Crumb, documentario del 1994 di Terry Zwigoff. Ritratto di Robert Crumb, seguito nei mesi immediatamente precedenti al suo trasferimento nel sud della Francia. Il ritratto del fumettista underground emerge tramite le interviste con le poche persone che gli hanno transitato – e resistito – accanto: i familiari (due fratelli e la madre), le ex mogli o fidanzate, i galleristi, i colleghi fumettisti. Sono soprattutto i momenti con i fratelli a funzionare: Robert li incontra separatamente, ma è come se tutti e tre (il maggiore Charles, Robert e il minore Maxon) continuassero un ininterrotto dialogo bambinesco/adolescenziale. Per Charles non c’è mai stato altro: dopo una breve esperienza lavorativa ha deciso di non uscire più di casa, e vive dalla madre.
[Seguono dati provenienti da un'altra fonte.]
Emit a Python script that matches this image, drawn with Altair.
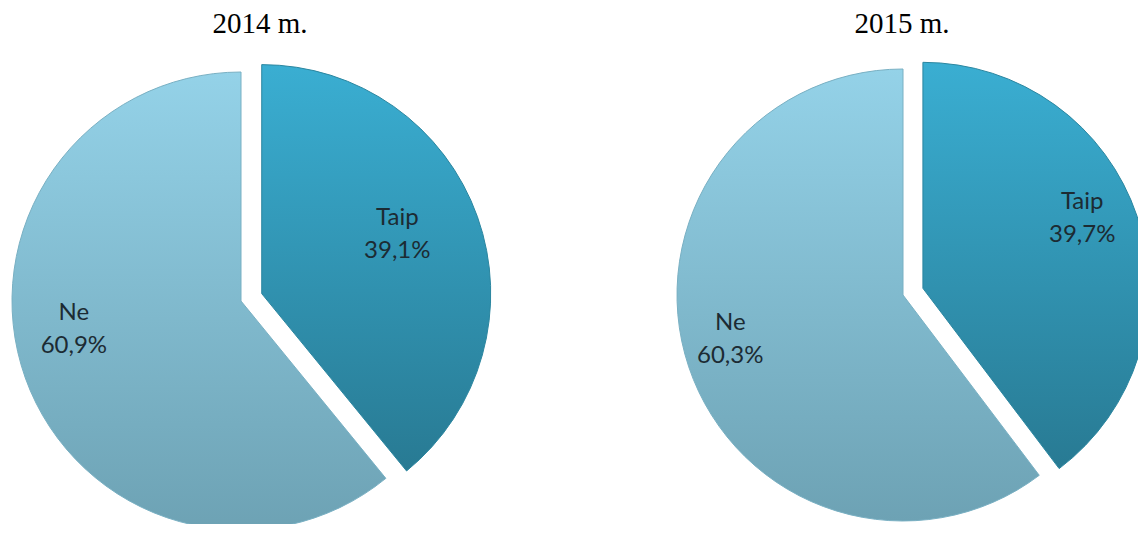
import math
import altair as alt
import pandas as pd

years = ["2014 m.", "2015 m."]
categories = ["Taip", "Ne"]
taip_pct = [39.1, 39.7]
ne_pct = [60.9, 60.3]

GRAD = {
    "Taip": {"gradient": "linear", "x1": 0, "y1": 0, "x2": 0, "y2": 1,
             "stops": [{"offset": 0, "color": "#3aaed2"}, {"offset": 1, "color": "#287a93"}]},
    "Ne": {"gradient": "linear", "x1": 0, "y1": 0, "x2": 0, "y2": 1,
           "stops": [{"offset": 0, "color": "#94d2e8"}, {"offset": 1, "color": "#6da2b4"}]},
}
STROKE = {"Taip": "#2b86a0", "Ne": "#79b0c3"}


def fmt(v):
    return f"{v:.1f}".replace(".", ",") + "%"


def panel(i, width, height, base_x, base_y, outer, explode, lab, title_dx):
    values = [taip_pct[i], ne_pct[i]]
    df = pd.DataFrame({
        "category": categories,
        "value": values,
        "order": [0, 1],
        "label": [f"{c}\n{fmt(v)}" for c, v in zip(categories, values)],
    })
    base = (
        alt.Chart(df)
        .transform_window(cum="sum(value)", sort=[alt.SortField("order")])
        .transform_calculate(start="datum.cum - datum.value",
                             mid="datum.cum - datum.value / 2")
    )
    theta_scale = alt.Scale(domain=[0, 100])
    layers = []
    texts = []
    for cat in categories:
        dx = dy = 0.0
        if cat == "Taip":
            a = 2 * math.pi * (values[0] / 2) / 100
            dx = explode * math.sin(a)
            dy = -explode * math.cos(a)
        sub = base.transform_filter(alt.datum.category == cat)
        layers.append(
            sub.mark_arc(outerRadius=outer, color=GRAD[cat], stroke=STROKE[cat],
                         strokeWidth=1, xOffset=base_x + dx, yOffset=base_y + dy,
                         clip=True)
            .encode(theta=alt.Theta("start:Q", scale=theta_scale), theta2="cum:Q")
        )
        r, ldx, ldy = lab[cat]
        texts.append(
            sub.mark_text(font="Lato", fontSize=24, color="#1c2b33", lineBreak="\n",
                          align="center", baseline="middle", lineHeight=33,
                          xOffset=base_x + dx + ldx, yOffset=base_y + dy + ldy)
            .encode(theta=alt.Theta("mid:Q", scale=theta_scale),
                    radius=alt.value(r), text="label:N")
        )
    return alt.layer(*layers, *texts).properties(
        width=width, height=height,
        title=alt.TitleParams(years[i], font="Liberation Serif", fontSize=29,
                              fontWeight="normal", color="#000000", anchor="middle",
                              dx=title_dx, offset=4),
    )


left = panel(0, 490, 481, -12, 17.5, 229, 22,
             {"Taip": (145, -1, -27), "Ne": (170, -7, -45)}, 7)
right = panel(1, 630, 481, 80, 11.5, 226, 21,
              {"Taip": (168, 0, -33), "Ne": (178, -4, -29)}, 79)

chart = (
    alt.hconcat(left, right, spacing=10)
    .properties(padding={"top": 2, "left": 0, "right": 0, "bottom": 0},
                background="white")
    .configure_view(stroke=None)
)

chart.save("out.html", embed_options={"renderer": "svg", "actions": False})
I segni di un’adolescenza estremamente difficile (anche e soprattutto sessualmente) sono particolarmente evidenti su tutti e tre i fratelli, Charles è sotto psicofarmaci (tranquillanti e antidepressivi), Max, epilettico, ha già subito ricoveri coatti e si dedica a pittura e fachirismo (mentre parla con Robert siede su un letto di chiodi), Robert trasferisce su carta il proprio odio verso le donne. Nessuno dei tre fratelli, in realtà, si aspetta molto dagli altri due: spesso monomaniaci, scarsamente empatici, alle volte paiono un’unica personalità che abbia preso possesso di tre corpi differenti. Nessuno dei fratelli è disposto a fare nulla per gli altri, le loro rispettive scelte sono intangibili, ne va preso atto. Se Zwigoff avesse avuto il coraggio di portare fino in fondo quel Crumb del titolo, intendendolo come “i Crumb, la famiglia Crumb” sarebbe stato un capolavoro assoluto. Ciò che sta fuori dalla famiglia funziona meno bene. Le donne di Robert Crumb, alle quali viene dato un discreto spazio, lo mettono – o cercano di metterlo – di fronte a letture differenti, punti di vista altri dal suo, ma lui se ne frega altamente. Sterile invece la contrapposizione polemica tra i difensori di Crumb e chi lo accusa di pornografia, di sessismo, di razzismo… Il grosso è comunque sui Crumb, e sono pagine meravigliose.